» Task:
Only one stretch of the data below should be repeated: the lines from the line containing "Generate a Python" through the line containing "plt.rcParams['axes.unicode_minus'] = False", inclusive, exactly as they are.

» Records supplied:
┄┄┄┄┄┄

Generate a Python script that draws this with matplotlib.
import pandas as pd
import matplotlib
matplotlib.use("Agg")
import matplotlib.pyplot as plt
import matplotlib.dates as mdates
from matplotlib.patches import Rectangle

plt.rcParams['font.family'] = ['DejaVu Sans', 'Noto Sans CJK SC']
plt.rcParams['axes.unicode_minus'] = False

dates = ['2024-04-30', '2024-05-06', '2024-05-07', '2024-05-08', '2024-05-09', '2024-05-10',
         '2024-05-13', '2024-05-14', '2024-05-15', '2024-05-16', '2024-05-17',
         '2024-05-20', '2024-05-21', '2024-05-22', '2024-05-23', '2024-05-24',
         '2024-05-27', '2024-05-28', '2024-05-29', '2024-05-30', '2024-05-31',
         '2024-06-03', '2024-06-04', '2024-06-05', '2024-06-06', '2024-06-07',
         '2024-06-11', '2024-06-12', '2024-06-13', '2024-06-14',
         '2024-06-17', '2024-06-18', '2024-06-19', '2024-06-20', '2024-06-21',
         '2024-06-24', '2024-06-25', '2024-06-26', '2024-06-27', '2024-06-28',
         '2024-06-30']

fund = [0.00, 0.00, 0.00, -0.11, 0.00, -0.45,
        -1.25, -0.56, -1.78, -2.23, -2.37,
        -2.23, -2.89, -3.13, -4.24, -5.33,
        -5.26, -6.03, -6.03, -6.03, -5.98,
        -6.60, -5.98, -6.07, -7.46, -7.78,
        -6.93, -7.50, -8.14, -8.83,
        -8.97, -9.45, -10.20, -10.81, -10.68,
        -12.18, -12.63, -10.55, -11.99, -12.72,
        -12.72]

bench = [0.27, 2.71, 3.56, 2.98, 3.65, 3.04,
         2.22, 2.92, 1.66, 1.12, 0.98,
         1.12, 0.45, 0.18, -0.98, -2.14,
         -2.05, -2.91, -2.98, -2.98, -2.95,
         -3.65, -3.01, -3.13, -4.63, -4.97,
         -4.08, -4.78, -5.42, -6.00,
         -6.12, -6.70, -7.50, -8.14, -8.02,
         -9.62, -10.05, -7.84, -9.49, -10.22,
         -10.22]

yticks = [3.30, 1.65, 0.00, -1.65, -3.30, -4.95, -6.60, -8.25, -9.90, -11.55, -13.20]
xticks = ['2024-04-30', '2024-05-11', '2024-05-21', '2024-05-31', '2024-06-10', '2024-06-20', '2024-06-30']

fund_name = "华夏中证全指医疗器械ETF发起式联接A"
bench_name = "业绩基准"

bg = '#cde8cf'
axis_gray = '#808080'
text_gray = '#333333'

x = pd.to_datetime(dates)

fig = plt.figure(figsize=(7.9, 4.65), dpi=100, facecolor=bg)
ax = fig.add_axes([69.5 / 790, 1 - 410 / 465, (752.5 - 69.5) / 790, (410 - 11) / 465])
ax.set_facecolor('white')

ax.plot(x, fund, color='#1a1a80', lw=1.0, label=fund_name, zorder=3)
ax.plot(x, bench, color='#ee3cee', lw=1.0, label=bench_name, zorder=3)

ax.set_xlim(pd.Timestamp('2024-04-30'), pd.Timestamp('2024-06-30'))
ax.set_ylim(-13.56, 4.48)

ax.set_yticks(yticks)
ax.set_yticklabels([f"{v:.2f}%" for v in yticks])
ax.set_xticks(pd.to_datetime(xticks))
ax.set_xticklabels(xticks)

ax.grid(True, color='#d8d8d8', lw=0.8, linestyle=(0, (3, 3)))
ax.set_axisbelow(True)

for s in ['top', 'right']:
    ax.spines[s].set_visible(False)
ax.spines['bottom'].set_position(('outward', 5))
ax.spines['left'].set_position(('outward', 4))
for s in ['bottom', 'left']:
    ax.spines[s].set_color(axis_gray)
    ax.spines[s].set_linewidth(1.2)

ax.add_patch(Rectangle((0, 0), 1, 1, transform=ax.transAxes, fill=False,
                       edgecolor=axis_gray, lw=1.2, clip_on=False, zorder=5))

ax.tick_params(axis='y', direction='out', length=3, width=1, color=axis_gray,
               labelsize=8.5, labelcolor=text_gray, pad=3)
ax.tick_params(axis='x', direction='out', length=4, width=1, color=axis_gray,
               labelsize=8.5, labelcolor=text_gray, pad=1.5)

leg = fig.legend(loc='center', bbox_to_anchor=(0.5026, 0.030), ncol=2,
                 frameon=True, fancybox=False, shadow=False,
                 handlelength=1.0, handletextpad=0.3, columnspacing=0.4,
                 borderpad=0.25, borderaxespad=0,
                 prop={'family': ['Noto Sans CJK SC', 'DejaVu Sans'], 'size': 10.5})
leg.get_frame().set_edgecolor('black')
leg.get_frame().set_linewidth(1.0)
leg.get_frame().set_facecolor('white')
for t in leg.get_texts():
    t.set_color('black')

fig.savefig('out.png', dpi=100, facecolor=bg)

┄┄┄┄┄┄

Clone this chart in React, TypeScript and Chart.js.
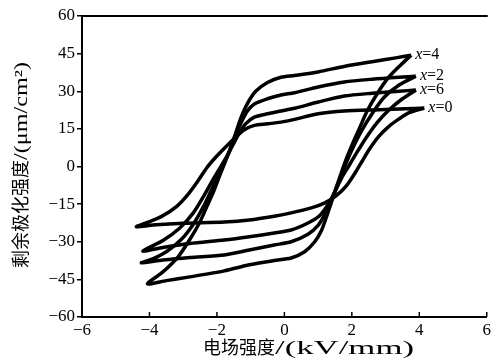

┄┄┄┄┄┄

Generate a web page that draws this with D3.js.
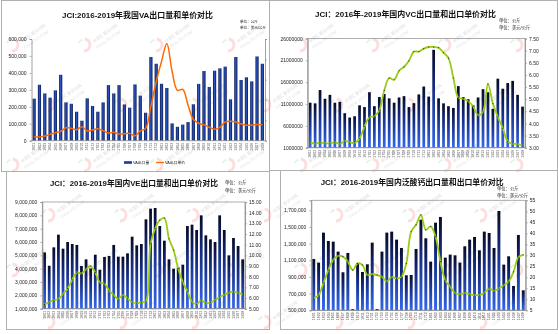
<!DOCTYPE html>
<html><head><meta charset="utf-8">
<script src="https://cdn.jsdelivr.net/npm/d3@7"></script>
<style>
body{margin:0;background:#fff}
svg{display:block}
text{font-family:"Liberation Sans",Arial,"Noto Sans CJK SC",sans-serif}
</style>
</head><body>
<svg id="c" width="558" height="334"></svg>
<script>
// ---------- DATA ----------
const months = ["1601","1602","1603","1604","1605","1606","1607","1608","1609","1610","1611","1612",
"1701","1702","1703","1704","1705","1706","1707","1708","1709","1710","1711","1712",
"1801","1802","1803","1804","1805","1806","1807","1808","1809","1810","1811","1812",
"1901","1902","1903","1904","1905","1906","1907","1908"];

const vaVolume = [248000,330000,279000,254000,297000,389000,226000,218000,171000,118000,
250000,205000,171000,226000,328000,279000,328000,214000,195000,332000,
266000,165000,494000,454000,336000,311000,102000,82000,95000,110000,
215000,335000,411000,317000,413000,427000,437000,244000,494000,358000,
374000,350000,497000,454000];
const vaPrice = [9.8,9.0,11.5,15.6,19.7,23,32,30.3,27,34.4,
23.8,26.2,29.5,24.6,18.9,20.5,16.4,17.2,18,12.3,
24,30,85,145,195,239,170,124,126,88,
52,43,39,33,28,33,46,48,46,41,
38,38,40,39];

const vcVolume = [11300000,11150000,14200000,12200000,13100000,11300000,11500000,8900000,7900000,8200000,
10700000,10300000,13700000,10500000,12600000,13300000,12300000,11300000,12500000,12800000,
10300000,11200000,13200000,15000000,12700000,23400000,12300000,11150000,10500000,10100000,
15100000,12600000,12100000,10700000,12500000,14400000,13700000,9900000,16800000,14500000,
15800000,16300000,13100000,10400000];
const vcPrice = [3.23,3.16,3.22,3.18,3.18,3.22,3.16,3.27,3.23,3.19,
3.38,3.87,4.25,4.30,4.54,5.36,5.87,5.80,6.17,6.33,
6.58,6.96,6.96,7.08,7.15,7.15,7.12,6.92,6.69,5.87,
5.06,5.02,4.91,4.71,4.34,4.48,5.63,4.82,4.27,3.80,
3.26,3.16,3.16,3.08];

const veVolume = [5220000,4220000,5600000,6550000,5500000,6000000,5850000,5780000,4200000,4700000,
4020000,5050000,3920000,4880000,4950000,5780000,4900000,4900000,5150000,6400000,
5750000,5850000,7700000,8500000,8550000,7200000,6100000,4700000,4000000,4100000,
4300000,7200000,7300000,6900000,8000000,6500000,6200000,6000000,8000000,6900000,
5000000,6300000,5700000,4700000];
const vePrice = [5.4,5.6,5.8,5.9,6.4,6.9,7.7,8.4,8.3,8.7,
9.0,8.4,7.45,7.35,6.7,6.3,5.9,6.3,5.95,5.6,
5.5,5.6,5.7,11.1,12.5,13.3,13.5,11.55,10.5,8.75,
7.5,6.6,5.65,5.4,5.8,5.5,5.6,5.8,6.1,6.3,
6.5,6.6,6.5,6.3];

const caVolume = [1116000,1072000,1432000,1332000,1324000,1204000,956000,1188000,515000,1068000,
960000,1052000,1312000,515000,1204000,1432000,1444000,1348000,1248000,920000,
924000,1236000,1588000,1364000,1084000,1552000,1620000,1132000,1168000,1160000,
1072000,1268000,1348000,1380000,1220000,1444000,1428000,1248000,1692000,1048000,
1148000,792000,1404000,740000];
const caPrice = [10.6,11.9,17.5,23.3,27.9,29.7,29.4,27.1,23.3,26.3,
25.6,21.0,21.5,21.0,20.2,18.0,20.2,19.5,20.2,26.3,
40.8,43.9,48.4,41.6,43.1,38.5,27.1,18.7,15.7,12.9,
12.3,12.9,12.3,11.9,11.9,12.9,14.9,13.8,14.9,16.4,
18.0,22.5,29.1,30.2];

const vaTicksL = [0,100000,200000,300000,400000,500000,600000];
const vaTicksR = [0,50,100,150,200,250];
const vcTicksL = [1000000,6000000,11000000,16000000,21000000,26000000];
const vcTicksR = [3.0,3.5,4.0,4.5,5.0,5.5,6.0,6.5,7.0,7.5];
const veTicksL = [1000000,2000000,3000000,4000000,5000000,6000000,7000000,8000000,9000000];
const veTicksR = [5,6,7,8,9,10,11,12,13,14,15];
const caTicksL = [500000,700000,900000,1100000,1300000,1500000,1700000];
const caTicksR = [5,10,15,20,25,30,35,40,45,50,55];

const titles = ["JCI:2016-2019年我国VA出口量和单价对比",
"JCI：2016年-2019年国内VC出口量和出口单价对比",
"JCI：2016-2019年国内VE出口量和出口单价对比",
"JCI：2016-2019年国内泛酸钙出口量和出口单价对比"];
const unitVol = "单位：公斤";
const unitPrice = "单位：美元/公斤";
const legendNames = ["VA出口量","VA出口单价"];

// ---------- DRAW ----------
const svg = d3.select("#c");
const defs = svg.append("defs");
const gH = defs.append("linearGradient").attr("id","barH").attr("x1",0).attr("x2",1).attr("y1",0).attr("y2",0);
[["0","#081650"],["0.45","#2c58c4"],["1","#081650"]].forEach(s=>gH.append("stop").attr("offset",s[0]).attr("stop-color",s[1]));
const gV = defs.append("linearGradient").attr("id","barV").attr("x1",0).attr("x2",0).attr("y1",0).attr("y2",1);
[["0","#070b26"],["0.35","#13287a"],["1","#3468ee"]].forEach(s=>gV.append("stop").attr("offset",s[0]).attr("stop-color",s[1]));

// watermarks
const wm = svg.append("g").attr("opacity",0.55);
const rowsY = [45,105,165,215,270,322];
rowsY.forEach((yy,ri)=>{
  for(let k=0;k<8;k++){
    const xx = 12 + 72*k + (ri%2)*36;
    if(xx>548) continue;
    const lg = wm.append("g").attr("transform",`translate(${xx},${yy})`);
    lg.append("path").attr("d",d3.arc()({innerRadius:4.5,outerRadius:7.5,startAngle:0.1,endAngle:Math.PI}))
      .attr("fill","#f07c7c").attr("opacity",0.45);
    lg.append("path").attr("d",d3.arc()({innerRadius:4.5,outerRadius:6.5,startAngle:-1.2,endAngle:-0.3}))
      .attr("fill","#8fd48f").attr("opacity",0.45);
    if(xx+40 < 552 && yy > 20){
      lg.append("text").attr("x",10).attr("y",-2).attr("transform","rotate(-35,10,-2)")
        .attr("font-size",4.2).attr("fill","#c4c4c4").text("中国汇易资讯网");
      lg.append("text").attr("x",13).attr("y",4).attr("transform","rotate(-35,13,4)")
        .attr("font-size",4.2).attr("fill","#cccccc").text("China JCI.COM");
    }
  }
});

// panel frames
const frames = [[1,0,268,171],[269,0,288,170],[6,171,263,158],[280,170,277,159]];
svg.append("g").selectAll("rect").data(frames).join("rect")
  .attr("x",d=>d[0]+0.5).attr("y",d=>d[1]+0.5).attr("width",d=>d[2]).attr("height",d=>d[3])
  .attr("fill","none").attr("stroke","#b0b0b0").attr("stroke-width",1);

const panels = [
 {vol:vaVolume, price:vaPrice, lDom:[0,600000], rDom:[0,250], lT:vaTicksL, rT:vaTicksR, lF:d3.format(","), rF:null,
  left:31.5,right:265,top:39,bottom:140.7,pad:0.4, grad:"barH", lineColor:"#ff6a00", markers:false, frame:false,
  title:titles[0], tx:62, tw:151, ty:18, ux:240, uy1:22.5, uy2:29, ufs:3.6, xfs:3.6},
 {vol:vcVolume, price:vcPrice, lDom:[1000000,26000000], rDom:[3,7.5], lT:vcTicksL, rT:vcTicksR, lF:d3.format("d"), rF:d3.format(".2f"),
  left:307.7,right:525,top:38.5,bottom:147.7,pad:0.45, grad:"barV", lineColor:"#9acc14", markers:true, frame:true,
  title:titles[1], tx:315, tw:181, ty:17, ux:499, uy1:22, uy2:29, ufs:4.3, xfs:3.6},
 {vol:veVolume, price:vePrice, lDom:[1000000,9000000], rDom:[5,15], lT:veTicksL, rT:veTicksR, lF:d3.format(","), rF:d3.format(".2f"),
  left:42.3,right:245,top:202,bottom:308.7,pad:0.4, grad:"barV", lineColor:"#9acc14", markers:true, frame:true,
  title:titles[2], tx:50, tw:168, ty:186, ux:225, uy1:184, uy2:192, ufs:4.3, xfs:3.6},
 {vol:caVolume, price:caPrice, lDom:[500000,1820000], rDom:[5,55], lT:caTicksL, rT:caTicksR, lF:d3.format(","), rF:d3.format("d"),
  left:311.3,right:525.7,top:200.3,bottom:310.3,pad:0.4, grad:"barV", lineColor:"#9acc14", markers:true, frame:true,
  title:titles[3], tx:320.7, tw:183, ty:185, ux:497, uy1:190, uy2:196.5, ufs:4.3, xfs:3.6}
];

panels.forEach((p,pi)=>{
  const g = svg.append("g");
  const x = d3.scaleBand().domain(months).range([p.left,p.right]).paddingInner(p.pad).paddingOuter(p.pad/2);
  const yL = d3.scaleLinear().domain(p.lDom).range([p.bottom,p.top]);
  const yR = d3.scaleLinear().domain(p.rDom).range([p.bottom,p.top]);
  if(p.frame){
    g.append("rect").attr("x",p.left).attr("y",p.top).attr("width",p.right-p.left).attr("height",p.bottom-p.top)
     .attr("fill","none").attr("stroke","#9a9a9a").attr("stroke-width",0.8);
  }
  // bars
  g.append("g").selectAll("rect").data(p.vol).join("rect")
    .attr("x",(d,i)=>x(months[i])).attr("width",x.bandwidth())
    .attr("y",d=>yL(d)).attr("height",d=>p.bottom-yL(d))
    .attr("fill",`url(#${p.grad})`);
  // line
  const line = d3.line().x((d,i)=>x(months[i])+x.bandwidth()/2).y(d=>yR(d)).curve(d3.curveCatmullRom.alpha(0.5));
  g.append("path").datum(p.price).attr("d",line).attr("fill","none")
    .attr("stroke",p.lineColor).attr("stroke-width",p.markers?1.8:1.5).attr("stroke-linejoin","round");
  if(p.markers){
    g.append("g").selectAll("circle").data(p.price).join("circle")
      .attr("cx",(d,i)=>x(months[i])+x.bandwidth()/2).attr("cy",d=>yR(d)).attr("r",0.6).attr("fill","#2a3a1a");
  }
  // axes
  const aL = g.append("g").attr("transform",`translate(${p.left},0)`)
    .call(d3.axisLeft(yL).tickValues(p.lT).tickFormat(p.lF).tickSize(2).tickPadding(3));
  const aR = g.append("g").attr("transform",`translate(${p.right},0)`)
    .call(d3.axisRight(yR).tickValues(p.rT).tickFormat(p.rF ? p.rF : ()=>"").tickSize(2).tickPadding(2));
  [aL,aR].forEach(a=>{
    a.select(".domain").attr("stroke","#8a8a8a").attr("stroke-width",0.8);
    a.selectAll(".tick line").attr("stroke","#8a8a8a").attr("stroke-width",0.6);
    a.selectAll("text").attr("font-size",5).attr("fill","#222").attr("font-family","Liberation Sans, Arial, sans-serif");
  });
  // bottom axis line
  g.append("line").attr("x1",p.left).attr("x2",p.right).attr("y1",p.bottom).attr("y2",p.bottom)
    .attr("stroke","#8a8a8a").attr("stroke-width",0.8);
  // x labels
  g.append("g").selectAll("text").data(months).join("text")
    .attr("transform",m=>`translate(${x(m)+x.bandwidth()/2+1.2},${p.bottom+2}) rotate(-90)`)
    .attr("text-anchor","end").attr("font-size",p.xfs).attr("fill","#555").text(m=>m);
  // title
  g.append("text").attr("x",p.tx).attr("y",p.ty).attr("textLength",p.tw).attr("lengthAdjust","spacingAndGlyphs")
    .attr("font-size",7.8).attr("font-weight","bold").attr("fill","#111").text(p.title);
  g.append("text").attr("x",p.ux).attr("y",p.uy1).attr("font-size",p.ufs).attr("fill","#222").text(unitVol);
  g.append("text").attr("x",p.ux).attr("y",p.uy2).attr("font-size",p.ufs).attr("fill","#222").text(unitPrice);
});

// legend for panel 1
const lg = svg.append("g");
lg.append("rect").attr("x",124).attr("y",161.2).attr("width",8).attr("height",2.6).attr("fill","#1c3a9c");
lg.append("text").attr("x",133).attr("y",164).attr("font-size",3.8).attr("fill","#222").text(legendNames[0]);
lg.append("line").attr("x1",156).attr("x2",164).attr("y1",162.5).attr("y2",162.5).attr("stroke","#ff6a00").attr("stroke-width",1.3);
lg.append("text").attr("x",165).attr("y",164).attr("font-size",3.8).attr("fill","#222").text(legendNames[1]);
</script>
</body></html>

┄┄┄┄┄┄

» Final result:
Generate a Python script that draws this with matplotlib.
import pandas as pd
import matplotlib
matplotlib.use("Agg")
import matplotlib.pyplot as plt
import matplotlib.dates as mdates
from matplotlib.patches import Rectangle

plt.rcParams['font.family'] = ['DejaVu Sans', 'Noto Sans CJK SC']
plt.rcParams['axes.unicode_minus'] = False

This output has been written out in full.